“No he cerrado mis labios, tú lo
sabes, Señor”
39/40, 10.
1Samuel 3, 1-10. 19-20; Salmo 39/40, 2. 5. 7-10; Marcos 1, 29-39.
«No he cerrado mis labios, tú lo
sabes, Señor» dice el Salmista, y es una frase que muy bien quedan en los
labios de nuestro querido Jesús, pues el evangelio de Marcos nos narra que «recorrió
toda Galilea, predicando en las sinagogas y expulsando a los demonios», Marcos
1, 39.
Jesús predica una
palabra que pone al mismo tiempo en práctica. Y lo hace, eficazmente, porque
primero la escucha, hace un alto en el camino, o bien, se da el tiempo y el
espacio para atender con suma atención la voz del Padre que continuamente le
habla. El texto señala que «de madrugada, cuando todavía estaba muy oscuro, Jesús
se levantó, salió y se fue a un lugar solitario, donde se puso a orar», v. 35.
Le resta tiempo al descanso que es tan importante para recuperar las fuerzas
desgastadas por el trabajo del día. Asombra que sale de su cotidianidad y busca
el silencio, se aleja de la distracción o de la posible interrupción.

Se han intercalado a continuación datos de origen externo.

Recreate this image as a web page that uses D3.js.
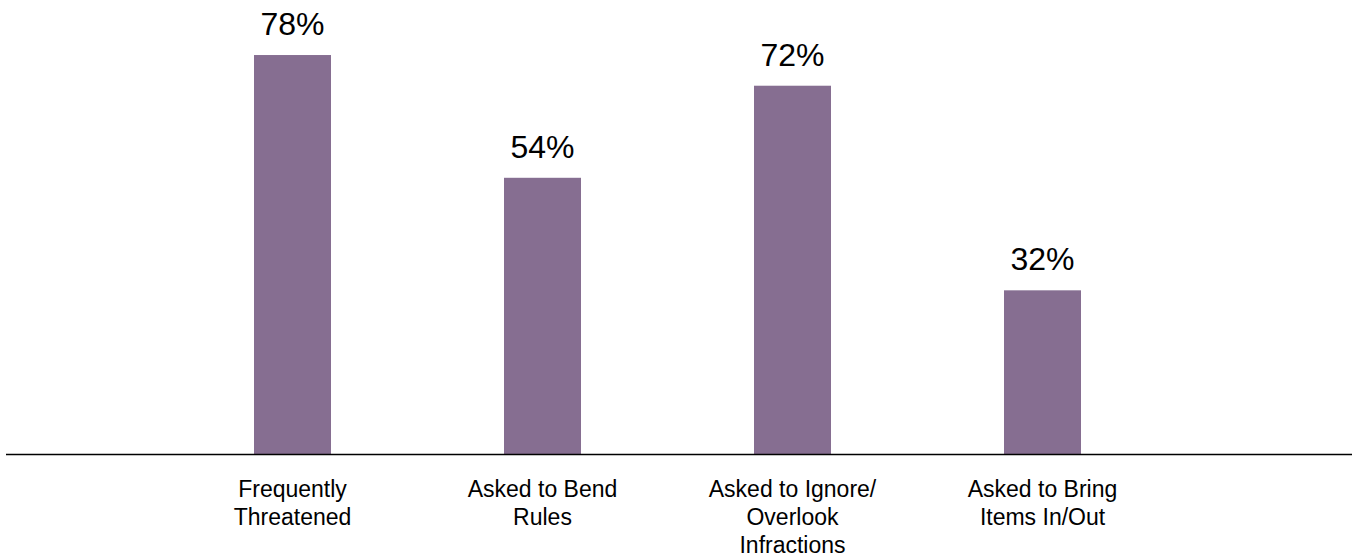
<!DOCTYPE html>
<html>
<head>
<meta charset="utf-8">
<script src="https://cdnjs.cloudflare.com/ajax/libs/d3/7.8.5/d3.min.js"></script>
<style>
  body { margin: 0; background: #fff; }
  text { font-family: "Liberation Sans", Arial, Helvetica, sans-serif; fill: #000; }
</style>
</head>
<body>
<div id="chart"></div>
<script>
// data
var categories = [
  ["Frequently", "Threatened"],
  ["Asked to Bend", "Rules"],
  ["Asked to Ignore/", "Overlook", "Infractions"],
  ["Asked to Bring", "Items In/Out"]
];
var values = [78, 54, 72, 32];
var valueLabels = ["78%", "54%", "72%", "32%"];

var width = 1352,
  height = 559,
  baseline = 454;

var svg = d3.select("#chart").append("svg")
  .attr("width", width)
  .attr("height", height);

var x = d3.scaleBand()
  .domain(d3.range(categories.length))
  .range([167.5, 1167.5])
  .paddingInner(0.692)
  .paddingOuter(0.346);

var y = d3.scaleLinear()
  .domain([0, 100])
  .range([baseline, baseline - 511.5]);

// bars
svg.selectAll("rect.bar")
  .data(values)
  .enter().append("rect")
  .attr("class", "bar")
  .attr("x", function (d, i) { return x(i); })
  .attr("width", x.bandwidth())
  .attr("y", function (d) { return y(d); })
  .attr("height", function (d) { return y(0) - y(d); })
  .style("fill", "#866e91");

// value labels
svg.selectAll("text.val")
  .data(values)
  .enter().append("text")
  .attr("class", "val")
  .attr("x", function (d, i) { return x(i) + x.bandwidth() / 2; })
  .attr("y", function (d) { return y(d) - 20; })
  .attr("text-anchor", "middle")
  .style("font-size", "32px")
  .text(function (d, i) { return valueLabels[i]; });

// axis line
svg.append("line")
  .attr("x1", 6)
  .attr("x2", width)
  .attr("y1", baseline + 0.5)
  .attr("y2", baseline + 0.5)
  .style("stroke", "#000")
  .style("stroke-width", 1.5);

// category labels
var cat = svg.selectAll("text.cat")
  .data(categories)
  .enter().append("text")
  .attr("class", "cat")
  .attr("text-anchor", "middle")
  .style("font-size", "23px")
  .attr("transform", function (d, i) {
    return "translate(" + (x(i) + x.bandwidth() / 2) + "," + (baseline + 43) + ")";
  });

cat.selectAll("tspan")
  .data(function (d) { return d; })
  .enter().append("tspan")
  .attr("x", 0)
  .attr("y", function (d, j) { return j * 28; })
  .text(function (d) { return d; });
</script>
</body>
</html>
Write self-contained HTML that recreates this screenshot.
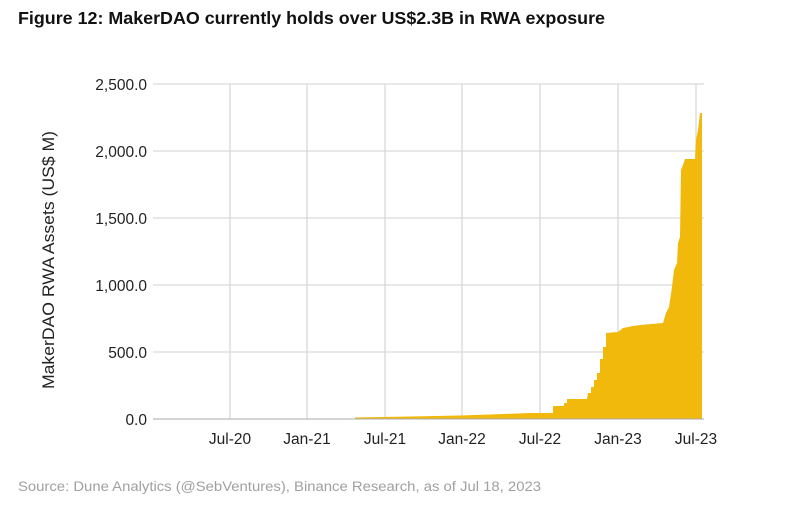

Privilegia un espacio íntimo, a solas, él y su Padre, su Padre y él. Y lo dirá
en una ocasión: «cuando tú vayas a orar, entra en tu habitación, cierra la
puerta y reza a tu Padre a escondidas. Y tu Padre, que ve en lo escondido, te
lo pagará», Mateo 6, 6.
En el silencio,
interior y exterior, la palabra cobra fuerza, y se actualiza, se comprende y se
vive. Sólo callando es posible iniciar el diálogo como bien lo enseña el
profeta Eliseo: «Entró, cerró la puerta y oró al Señor», 2Reyes 4, 33 y lo
confirma la actitud de la Virgen Madre: «María conservaba y meditaba todo en su
corazón», Lucas 2, 19. En el silencio y en la oración el profeta se fragua porque
no dirá lo que se le ocurra, lo que piensa, sino sólo aquello que el Señor le
revele pues su predicación debe estar sustentada, como explica la primera
lectura: «Samuel creció y el Señor estaba con él. Y todo lo que el Señor le decía,
se cumplía», 1Samuel 3, 19.
Hoy muy bien
podemos decir que «la palabra de Dios se [deja] oír raras veces», v. 1 con
aquella fuerza con que los profetas la anunciaban antiguamente; pareciera que
la palabra a perdido su eficacia porque ya no es capaz de convertir ni de
expulsar demonios o de hacer milagros. Pero creo que todo es sintomático porque
quien hoy profetiza habla por hablar, y no se cumple aquello que san Pablo
dice: «quien profetiza habla a hombres edificando, exhortando y animando»,
1Corintios 14, 3. Los profetas de hoy, no edifican confunden, no ponen bases sólidas
sino corrientes perversas; no exhortan, se congratulan con sus oyentes para no
perder favores y se convierten en permisivos por no decir en “alcahuetes”; no
animan, porque implica trabajar arduamente y prefieren el confort.
Pero sobre todo no
hay profetas acreditados del Señor, como lo fue Samuel, porque ya no oran, y
como no oran no escuchan lo que el Padre eterno tiene que decirle a él y a su
pueblo, se han vuelto débiles porque son perros mudos como explica el profeta
Isaías: «Fieras salvajes, vengan a comer; fieras todas de las selvas: que los
guardianes están ciegos y no se dan cuenta de nada, son perros mudos incapaces
de ladrar, vigilantes tumbados, amigos de dormir, son perros con un hambre
insaciable, son pastores incapaces de comprender; cada cual va por su camino y
a su ganancia, sin excepción», 56, 9-11. Que el Señor perdone a sus pastores
porque han callado cuando han debido gritar, son cómplices de la matanza a granel
que están haciendo las fieras en el rebaño del Señor.